Nature carved a pretty rough course to begin with. Miles 2-5 snake across steep rollers clinging to the rim of the gorges carved by Piney Creek and Cane Creek. Mile 6 spans a steady one-mile-long climb that adds 40 extra seconds. Then you enter a twisting trail that winds through the woods.
So the course is hard, and I ran a pretty good race. But that’s not the miracle.
I was just putting in time that morning. The race meant nothing. It came at the end of a week of high-mileage marathon training. I knew the race wouldn’t change my grand prix points total, since only the best eight races are counted and I’d already won eight: I’d already clinched the Senior Division and couldn’t be upset. Going in, I was four pounds too heavy. I didn’t need anything, didn’t expect much, didn’t care much.

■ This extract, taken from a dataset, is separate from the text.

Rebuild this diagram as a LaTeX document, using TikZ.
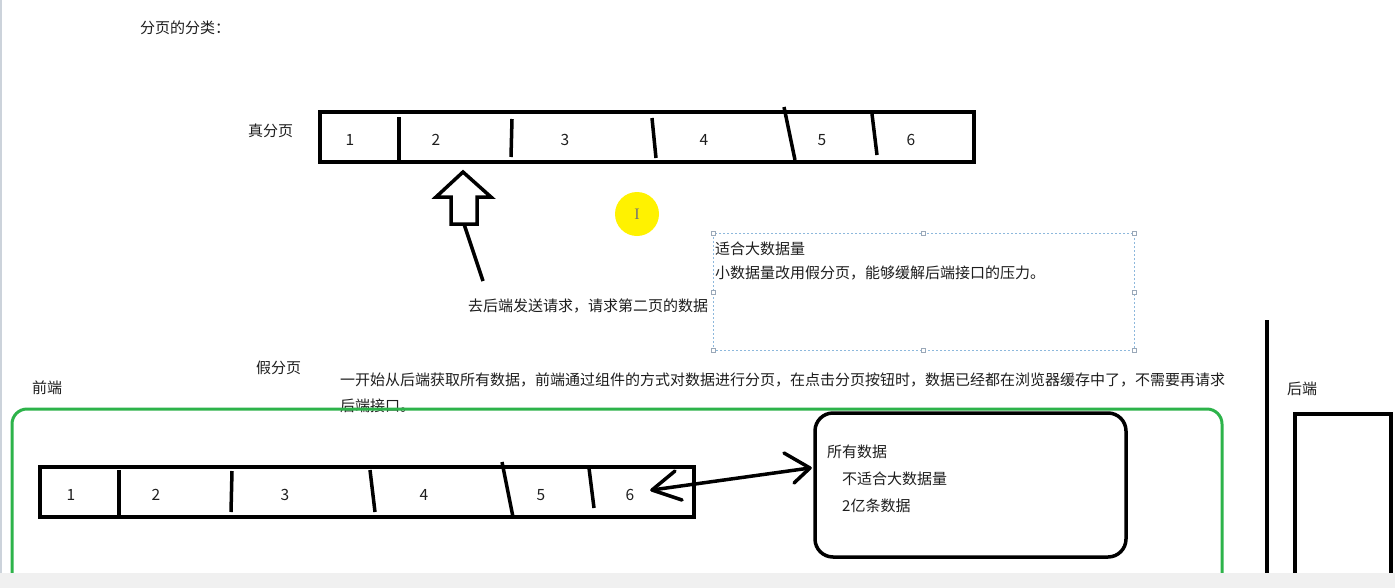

The miracle fully emerged later when I examined the race details embedded in my split times. At the 3-mile mark came a PR. I was six seconds ahead of my pace in a 5K I’d run just the previous Saturday, where I had set a single-age state record of 19:45. At four miles came another PR, 38 seconds better than my last four-mile race, also a state record. At five miles another PR, an eight-second improvement over a record I’d recently set. That trend continued. At the 10K point—interpolating—I was nearly a minute ahead of my 10K PR.
Finally, when I splashed to the finish line I was six seconds ahead of my last 15K, a state record I’d set on the supremely flat Shelby Bottom Boogie course in Nashville. Since the Fall Creek course was certified, I would eventually get official credit, thus breaking my own 15K record.
All those PRs mentioned refer to official state records for a certain 63-year old male runner: me. Dismissing, now, all the annoying—but necessary—numbers, in their aggregate the miracle emerges:
I outran five state records in one race. And those five records were mine to begin with.
I had set each one within the last seven months, running the best I could at that time. In one pyrotechnic blast I shattered them all.
How could such a run happen? You don’t run a 5K pace in a 15K race. It violates a principle of running that racers know down to their toes—the longer the race, the slower the pace.
If gravity suddenly reverses, the furniture falls against the ceiling, the house rips out its foundation and tumbles into infinite space—a startling violation of our expectations. Of course, a principle of running doesn’t hold the same gravitas as a law of nature.
Still...the run astonishes. I can’t explain it, and I didn’t expect it. Was it the shredded wheat I had for breakfast? The coffee?—maybe I need more next time. I don’t know....
Was the race a breakthrough or just a fluke? What did it portend for the Tom King Half Marathon coming up the very next Saturday? For the races following that? Had I used up all my luck in one explosive blast, I wondered?
There was this I did know about the miracle 15K. It wasn’t hard. I blew around the course, silently singing Liz Johnson’s “Blue Prelude,” without myself being the least bit blue. At the 1-mile mark I saw my split, 6:13, and I thought: I got the juice! Set the throttle, hang on.
It was about that easy. And after it was over, I wasn’t tired. My marathon training demanded a 20-mile total that day. To get that mileage I ran around the course again.
The second time I looked at the scenery.
March rolled on, as it always does, as the year always does. I duly ran the Tom King Half Marathon I’d worried about and posted a time of 1:29:21, which was also a state record. And I celebrated the birthday I couldn’t evade. By the end of the year, I’d run 24 races and officially set 12 single-age state records, three times officially breaking my own record.
If my saying that is immodest, forgive me. I felt like it ought to be mentioned.